* [Task to carry out] Everything from the first line down to the line containing "1.72, 0.69, 0.2, -0.44, 0.0, -0.18, -0.51, -0.58, -0.36]" is to be retyped exactly, both ends included, with pictures left out.

* [Dataset extract]
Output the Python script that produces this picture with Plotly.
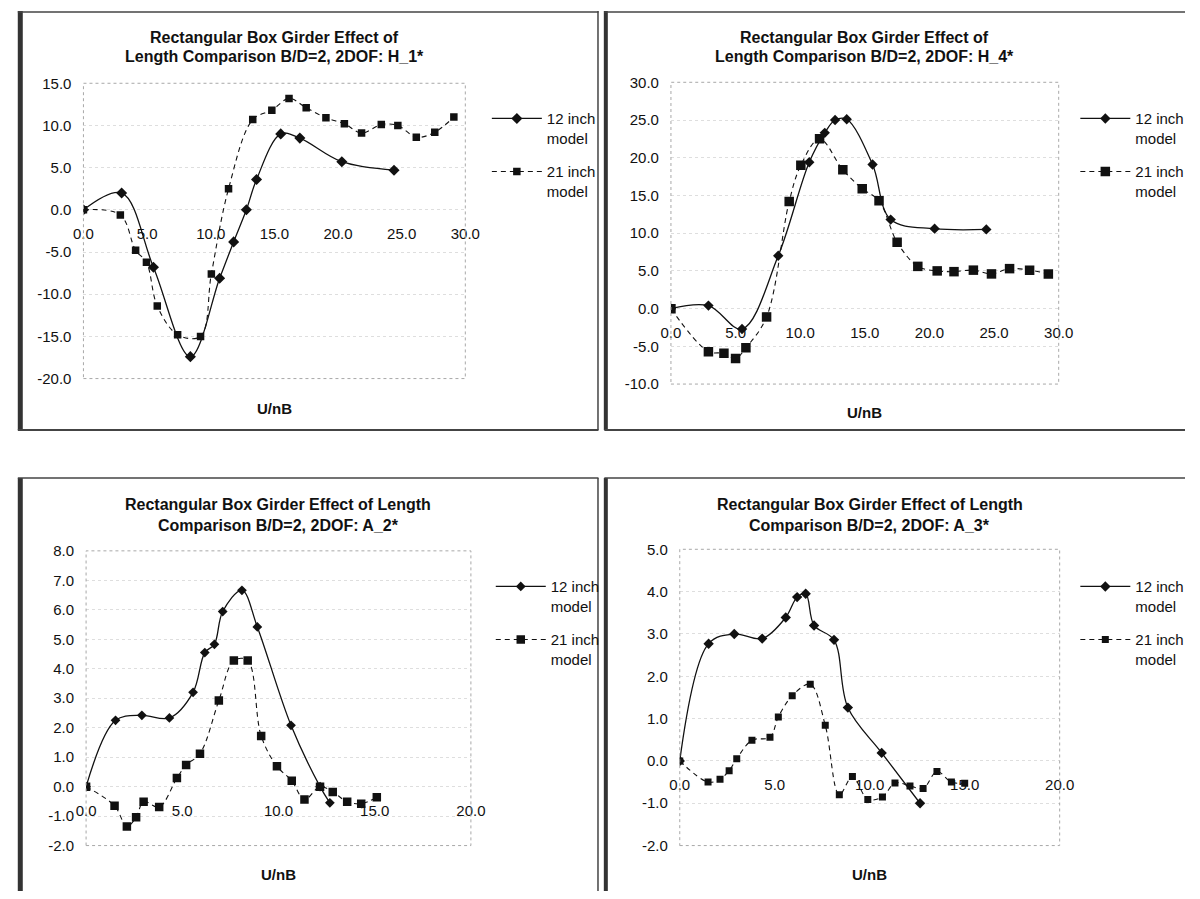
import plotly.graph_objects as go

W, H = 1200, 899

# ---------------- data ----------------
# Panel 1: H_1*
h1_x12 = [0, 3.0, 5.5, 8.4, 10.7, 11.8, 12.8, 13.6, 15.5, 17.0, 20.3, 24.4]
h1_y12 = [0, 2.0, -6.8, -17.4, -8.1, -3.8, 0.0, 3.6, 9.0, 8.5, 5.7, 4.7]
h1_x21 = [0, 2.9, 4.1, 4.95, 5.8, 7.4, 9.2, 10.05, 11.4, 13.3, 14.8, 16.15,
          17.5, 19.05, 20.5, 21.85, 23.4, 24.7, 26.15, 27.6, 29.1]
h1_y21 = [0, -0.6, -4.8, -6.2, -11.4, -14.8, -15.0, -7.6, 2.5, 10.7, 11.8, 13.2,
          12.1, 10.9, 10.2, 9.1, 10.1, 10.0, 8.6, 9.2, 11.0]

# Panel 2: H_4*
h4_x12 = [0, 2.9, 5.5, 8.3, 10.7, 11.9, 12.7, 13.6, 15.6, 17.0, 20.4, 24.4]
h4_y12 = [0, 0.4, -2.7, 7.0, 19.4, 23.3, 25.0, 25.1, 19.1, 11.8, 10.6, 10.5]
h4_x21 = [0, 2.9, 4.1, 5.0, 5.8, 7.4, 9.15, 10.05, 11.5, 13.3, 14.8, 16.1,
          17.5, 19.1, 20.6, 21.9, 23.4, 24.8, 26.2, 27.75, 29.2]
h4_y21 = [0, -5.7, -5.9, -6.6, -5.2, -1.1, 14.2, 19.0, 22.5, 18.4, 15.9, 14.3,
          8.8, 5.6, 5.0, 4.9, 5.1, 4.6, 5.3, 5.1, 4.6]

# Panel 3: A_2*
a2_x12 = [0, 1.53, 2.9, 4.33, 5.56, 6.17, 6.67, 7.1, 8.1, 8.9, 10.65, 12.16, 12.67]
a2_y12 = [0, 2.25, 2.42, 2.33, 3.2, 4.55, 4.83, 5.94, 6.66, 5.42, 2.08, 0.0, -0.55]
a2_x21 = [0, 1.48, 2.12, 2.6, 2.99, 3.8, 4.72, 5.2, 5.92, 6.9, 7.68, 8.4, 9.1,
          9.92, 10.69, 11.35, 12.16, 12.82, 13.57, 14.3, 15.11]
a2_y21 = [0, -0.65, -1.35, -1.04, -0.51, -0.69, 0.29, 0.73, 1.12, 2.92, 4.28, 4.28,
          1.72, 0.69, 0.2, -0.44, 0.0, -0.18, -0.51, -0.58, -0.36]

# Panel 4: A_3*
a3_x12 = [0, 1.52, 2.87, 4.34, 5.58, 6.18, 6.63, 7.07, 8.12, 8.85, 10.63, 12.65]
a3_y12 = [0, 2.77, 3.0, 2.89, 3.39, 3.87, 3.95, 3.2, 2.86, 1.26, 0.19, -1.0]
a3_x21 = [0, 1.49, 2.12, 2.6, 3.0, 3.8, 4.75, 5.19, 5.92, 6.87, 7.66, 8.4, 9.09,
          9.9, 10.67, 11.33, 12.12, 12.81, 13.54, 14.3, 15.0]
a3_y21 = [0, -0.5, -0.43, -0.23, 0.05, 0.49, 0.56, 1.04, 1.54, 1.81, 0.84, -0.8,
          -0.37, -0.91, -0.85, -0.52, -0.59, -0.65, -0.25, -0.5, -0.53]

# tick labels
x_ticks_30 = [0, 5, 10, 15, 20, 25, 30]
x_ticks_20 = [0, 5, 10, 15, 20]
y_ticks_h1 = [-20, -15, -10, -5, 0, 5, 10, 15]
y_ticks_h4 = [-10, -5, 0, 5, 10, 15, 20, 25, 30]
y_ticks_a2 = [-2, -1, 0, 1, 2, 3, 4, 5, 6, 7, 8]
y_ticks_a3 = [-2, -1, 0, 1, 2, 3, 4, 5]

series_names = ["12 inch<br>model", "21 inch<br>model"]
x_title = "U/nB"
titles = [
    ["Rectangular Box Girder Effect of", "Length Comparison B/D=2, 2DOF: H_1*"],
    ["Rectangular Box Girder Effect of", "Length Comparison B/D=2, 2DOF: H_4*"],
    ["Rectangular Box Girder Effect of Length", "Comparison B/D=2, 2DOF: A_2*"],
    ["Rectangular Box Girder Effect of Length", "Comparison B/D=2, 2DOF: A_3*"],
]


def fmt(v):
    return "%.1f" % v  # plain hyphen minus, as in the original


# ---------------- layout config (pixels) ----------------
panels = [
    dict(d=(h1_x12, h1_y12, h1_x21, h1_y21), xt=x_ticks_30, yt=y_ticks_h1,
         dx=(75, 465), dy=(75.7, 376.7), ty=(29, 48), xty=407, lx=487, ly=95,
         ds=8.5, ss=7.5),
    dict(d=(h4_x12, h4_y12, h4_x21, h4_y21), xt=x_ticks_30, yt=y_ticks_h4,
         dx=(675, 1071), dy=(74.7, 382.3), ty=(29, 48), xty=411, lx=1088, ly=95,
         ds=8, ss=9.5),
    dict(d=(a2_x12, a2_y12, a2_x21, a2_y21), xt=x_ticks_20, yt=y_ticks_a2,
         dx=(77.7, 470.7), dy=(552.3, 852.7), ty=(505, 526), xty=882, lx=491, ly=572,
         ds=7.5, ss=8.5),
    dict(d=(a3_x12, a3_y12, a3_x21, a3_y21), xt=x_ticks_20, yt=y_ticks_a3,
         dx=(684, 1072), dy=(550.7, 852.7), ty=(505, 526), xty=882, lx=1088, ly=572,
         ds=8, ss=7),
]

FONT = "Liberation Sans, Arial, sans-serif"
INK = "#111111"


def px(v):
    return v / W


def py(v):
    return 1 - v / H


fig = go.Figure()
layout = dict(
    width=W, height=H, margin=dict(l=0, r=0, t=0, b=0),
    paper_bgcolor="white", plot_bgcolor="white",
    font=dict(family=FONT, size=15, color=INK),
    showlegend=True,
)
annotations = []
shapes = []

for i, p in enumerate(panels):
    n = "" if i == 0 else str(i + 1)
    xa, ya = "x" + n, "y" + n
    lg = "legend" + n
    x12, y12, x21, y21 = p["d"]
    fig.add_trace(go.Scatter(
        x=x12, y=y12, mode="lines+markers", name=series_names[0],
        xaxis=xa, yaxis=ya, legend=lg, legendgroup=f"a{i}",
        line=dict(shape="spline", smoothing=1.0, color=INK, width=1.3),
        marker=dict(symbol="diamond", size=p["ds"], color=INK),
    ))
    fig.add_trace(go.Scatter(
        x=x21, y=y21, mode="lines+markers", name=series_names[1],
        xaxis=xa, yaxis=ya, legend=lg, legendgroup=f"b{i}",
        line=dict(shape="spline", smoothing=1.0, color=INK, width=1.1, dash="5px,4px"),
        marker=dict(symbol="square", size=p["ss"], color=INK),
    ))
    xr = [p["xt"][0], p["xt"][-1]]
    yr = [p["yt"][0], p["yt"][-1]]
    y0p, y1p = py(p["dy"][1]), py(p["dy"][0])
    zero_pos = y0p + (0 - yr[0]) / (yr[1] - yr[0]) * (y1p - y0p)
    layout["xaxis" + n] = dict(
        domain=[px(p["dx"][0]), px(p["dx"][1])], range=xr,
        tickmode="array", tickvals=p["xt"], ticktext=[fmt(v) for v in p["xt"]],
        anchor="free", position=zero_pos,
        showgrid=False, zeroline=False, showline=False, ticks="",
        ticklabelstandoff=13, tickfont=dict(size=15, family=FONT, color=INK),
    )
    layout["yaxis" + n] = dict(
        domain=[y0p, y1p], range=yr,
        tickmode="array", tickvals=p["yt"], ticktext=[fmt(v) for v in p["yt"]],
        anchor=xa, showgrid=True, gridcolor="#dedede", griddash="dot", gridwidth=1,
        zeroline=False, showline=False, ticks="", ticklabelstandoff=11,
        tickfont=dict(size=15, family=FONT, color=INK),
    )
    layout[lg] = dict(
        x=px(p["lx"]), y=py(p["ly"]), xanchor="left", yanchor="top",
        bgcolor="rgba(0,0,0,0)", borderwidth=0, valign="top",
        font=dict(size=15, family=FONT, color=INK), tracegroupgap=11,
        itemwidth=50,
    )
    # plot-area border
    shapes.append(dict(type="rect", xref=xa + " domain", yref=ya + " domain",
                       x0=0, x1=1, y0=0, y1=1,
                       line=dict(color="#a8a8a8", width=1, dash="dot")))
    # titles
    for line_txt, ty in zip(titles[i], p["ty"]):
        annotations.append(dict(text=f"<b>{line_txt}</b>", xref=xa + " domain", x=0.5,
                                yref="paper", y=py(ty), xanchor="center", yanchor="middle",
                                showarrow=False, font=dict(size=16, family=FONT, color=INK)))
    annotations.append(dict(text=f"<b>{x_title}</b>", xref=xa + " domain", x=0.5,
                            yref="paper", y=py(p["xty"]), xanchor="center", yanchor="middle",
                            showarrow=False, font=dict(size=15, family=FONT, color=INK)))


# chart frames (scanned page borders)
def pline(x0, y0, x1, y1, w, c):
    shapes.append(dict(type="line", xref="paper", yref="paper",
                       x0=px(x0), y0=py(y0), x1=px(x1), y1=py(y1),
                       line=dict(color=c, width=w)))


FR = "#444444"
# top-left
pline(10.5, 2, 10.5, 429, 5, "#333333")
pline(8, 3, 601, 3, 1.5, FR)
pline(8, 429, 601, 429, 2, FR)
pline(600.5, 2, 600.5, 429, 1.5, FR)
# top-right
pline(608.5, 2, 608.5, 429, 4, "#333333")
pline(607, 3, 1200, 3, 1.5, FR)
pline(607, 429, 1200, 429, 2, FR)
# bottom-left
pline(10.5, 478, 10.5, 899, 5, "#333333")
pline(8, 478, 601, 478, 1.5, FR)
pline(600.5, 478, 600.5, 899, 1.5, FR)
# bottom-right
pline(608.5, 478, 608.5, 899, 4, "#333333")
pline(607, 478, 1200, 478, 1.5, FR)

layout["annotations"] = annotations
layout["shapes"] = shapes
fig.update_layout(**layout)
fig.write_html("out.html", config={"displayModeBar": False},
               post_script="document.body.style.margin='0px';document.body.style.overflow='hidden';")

* [Task output]
Output the Python script that produces this picture with Plotly.
import plotly.graph_objects as go

W, H = 1200, 899

# ---------------- data ----------------
# Panel 1: H_1*
h1_x12 = [0, 3.0, 5.5, 8.4, 10.7, 11.8, 12.8, 13.6, 15.5, 17.0, 20.3, 24.4]
h1_y12 = [0, 2.0, -6.8, -17.4, -8.1, -3.8, 0.0, 3.6, 9.0, 8.5, 5.7, 4.7]
h1_x21 = [0, 2.9, 4.1, 4.95, 5.8, 7.4, 9.2, 10.05, 11.4, 13.3, 14.8, 16.15,
          17.5, 19.05, 20.5, 21.85, 23.4, 24.7, 26.15, 27.6, 29.1]
h1_y21 = [0, -0.6, -4.8, -6.2, -11.4, -14.8, -15.0, -7.6, 2.5, 10.7, 11.8, 13.2,
          12.1, 10.9, 10.2, 9.1, 10.1, 10.0, 8.6, 9.2, 11.0]

# Panel 2: H_4*
h4_x12 = [0, 2.9, 5.5, 8.3, 10.7, 11.9, 12.7, 13.6, 15.6, 17.0, 20.4, 24.4]
h4_y12 = [0, 0.4, -2.7, 7.0, 19.4, 23.3, 25.0, 25.1, 19.1, 11.8, 10.6, 10.5]
h4_x21 = [0, 2.9, 4.1, 5.0, 5.8, 7.4, 9.15, 10.05, 11.5, 13.3, 14.8, 16.1,
          17.5, 19.1, 20.6, 21.9, 23.4, 24.8, 26.2, 27.75, 29.2]
h4_y21 = [0, -5.7, -5.9, -6.6, -5.2, -1.1, 14.2, 19.0, 22.5, 18.4, 15.9, 14.3,
          8.8, 5.6, 5.0, 4.9, 5.1, 4.6, 5.3, 5.1, 4.6]

# Panel 3: A_2*
a2_x12 = [0, 1.53, 2.9, 4.33, 5.56, 6.17, 6.67, 7.1, 8.1, 8.9, 10.65, 12.16, 12.67]
a2_y12 = [0, 2.25, 2.42, 2.33, 3.2, 4.55, 4.83, 5.94, 6.66, 5.42, 2.08, 0.0, -0.55]
a2_x21 = [0, 1.48, 2.12, 2.6, 2.99, 3.8, 4.72, 5.2, 5.92, 6.9, 7.68, 8.4, 9.1,
          9.92, 10.69, 11.35, 12.16, 12.82, 13.57, 14.3, 15.11]
a2_y21 = [0, -0.65, -1.35, -1.04, -0.51, -0.69, 0.29, 0.73, 1.12, 2.92, 4.28, 4.28,
          1.72, 0.69, 0.2, -0.44, 0.0, -0.18, -0.51, -0.58, -0.36]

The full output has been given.